В безмолвии стояли и слушали солдаты своего командарма. Рыбалко прошелся вдоль всего строя, увидел бойкого разведчика лейтенанта Андрея Серажимова, остановился:
- Ну а вы что скажете, лейтенант? Приземистый черноглазый Серажимов хитро улыбнулся:
- Товарищ генерал, а долго мы еще будем месить грязь и загорать на холоде?
Рыбалко поглядел на лейтенанта, силясь что-то припомнить. И вдруг улыбка озарила его лицо.
- Да вы, никак, мой старый приятель? Ведь это вы притащили пленного из 25-й танковой дивизии?
- Я! - браво отчеканил разведчик. Потом, словно опомнившись, неуверенно произнес: - Поймали его, собственно говоря, Тында и Новиков, а мне было приказано сопровождать пленного офицера в штаб армии.
- Могу вас обрадовать, лейтенант. Через несколько дней вы опять встретитесь со своими старыми знакомыми - с частями 1-й и 25-й танковых дивизий. Под Паволочью вы их недобили, придется сейчас повозиться с ними.
- Что ж, теперь мы их определенно прикончим, - не растерялся Серажимов.
Беседа приняла задушевный характер.
Танкисты поротно расходились в свои районы.
По селу разнеслись знакомые мелодии известных песен: "По долинам и по взгорьям", "Дан приказ ему на запад".

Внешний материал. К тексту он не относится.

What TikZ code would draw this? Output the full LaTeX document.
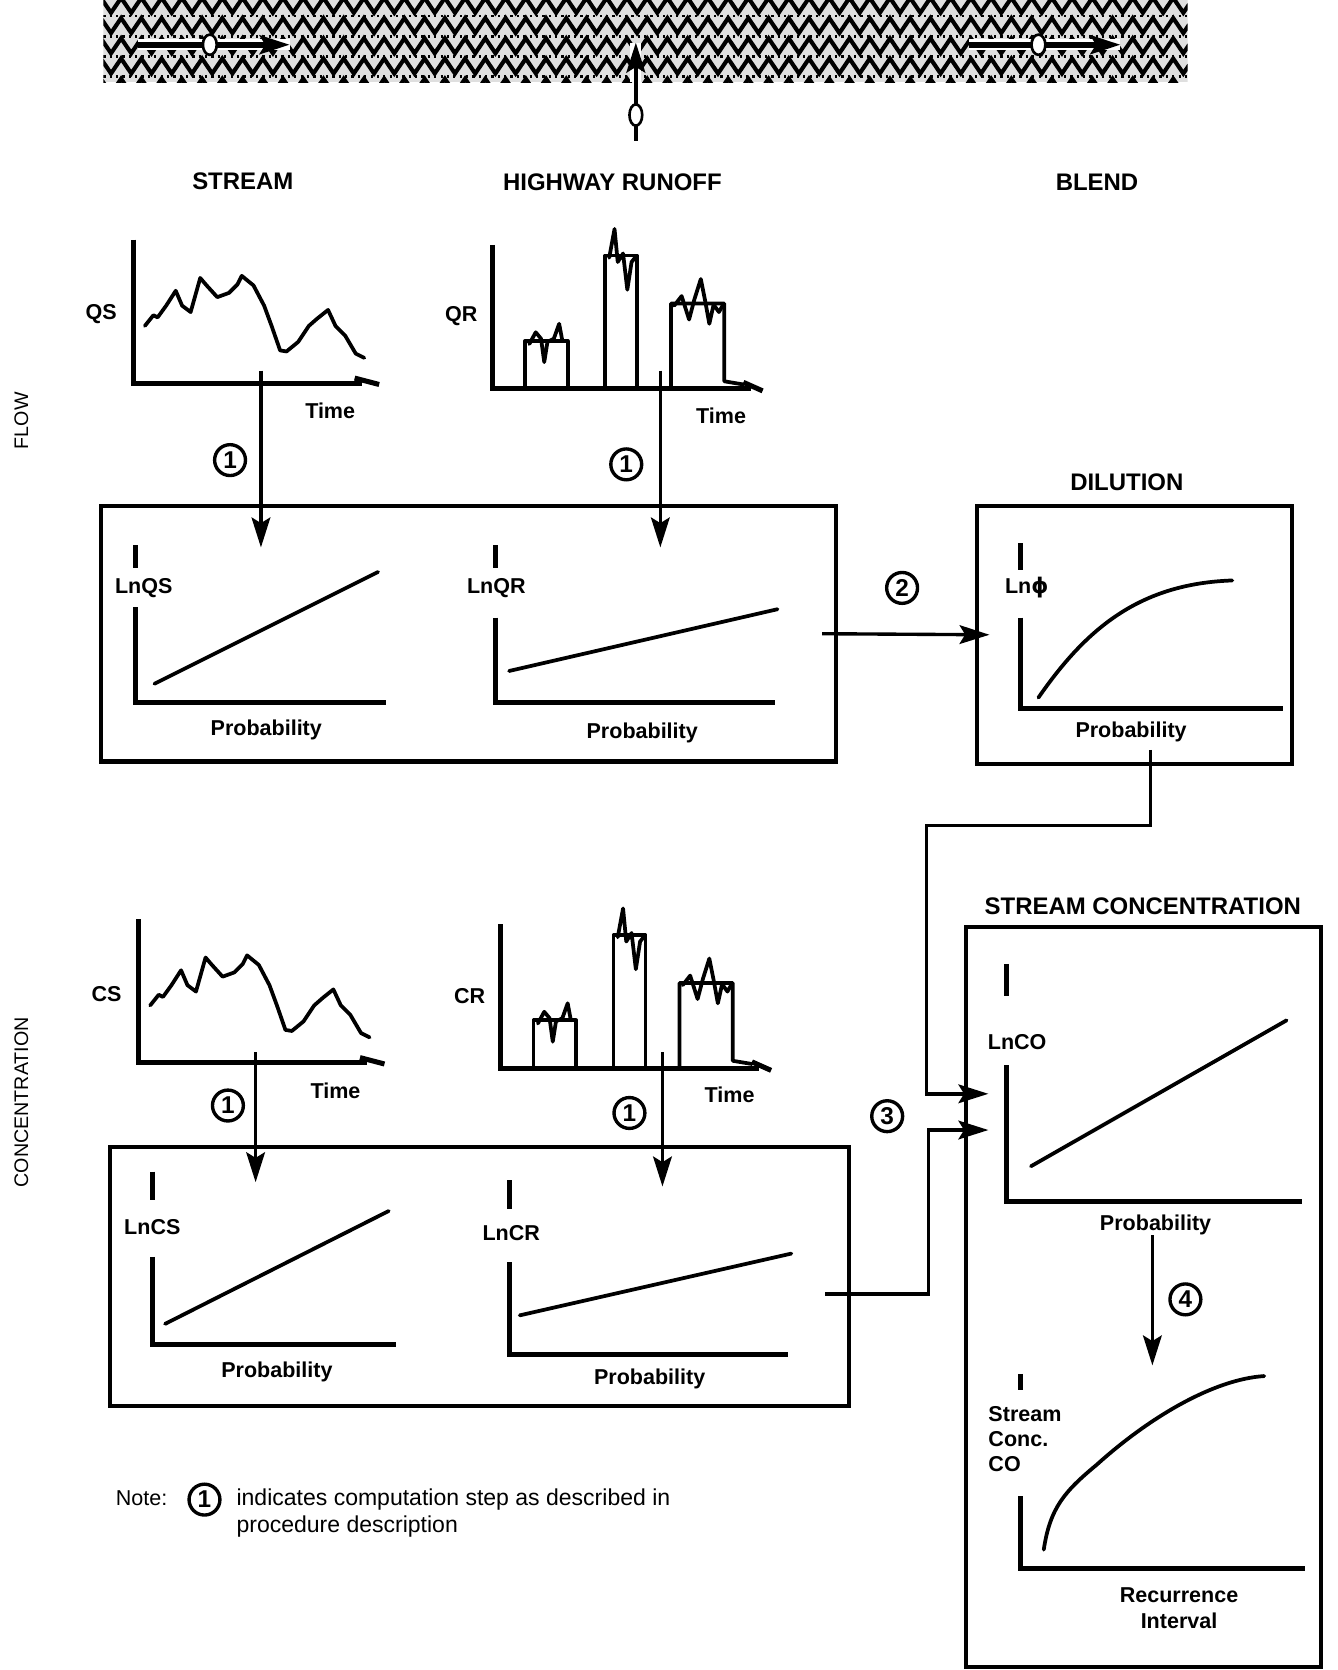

Молодая хозяйка дома, где мы остановились, была сегодня особенно приветлива и гостеприимна: впервые за свою жизнь она увидела советского генерала. Пытливым взглядом женщина окинула командарма. Удивленное лицо ее как будто говорило: "Росточком вроде бы невелик и держится по-простому, не по-генеральски".
Павел Семенович Рыбалко, словно прочитав ее мысли, весело улыбнулся.
В приподнятом настроении был и начальник тыла бригады Иван Михайлович Леонов. Он организовал настоящий диетический обед: достал молоко, творог, яйца, сметану. Где-то раздобыл пару кур. Заместители командира бригады, не решаясь сесть первыми за стол, жались в уголке.
- Вы что, как красные девицы, стоите у печки? Прошу к столу. И вас тоже, - обратился Павел Семенович к старику и краснощекой молодухе. Генерал был в приподнятом настроении. - Давненько не сидел за домашним столом в семейном доме. Приятное дело...
- Товарищ командующий, к этой диете да рюмку водочки! - выразительно произнес Леонов.
- Вы же знаете, я не пью. И рад бы рюмочку пропустить, да проклятые почки не позволяют. А вас прошу не стесняться.
Из-за стола быстро поднялся старик и неслышно шмыгнул в коридор. А еще через минуту скрипнула дверь, и мы увидели, что дед тащит огромную бутыль голубоватой жидкости. С шутками и прибаутками он налил всем по стаканчику, а командарму наполнил большую чашку.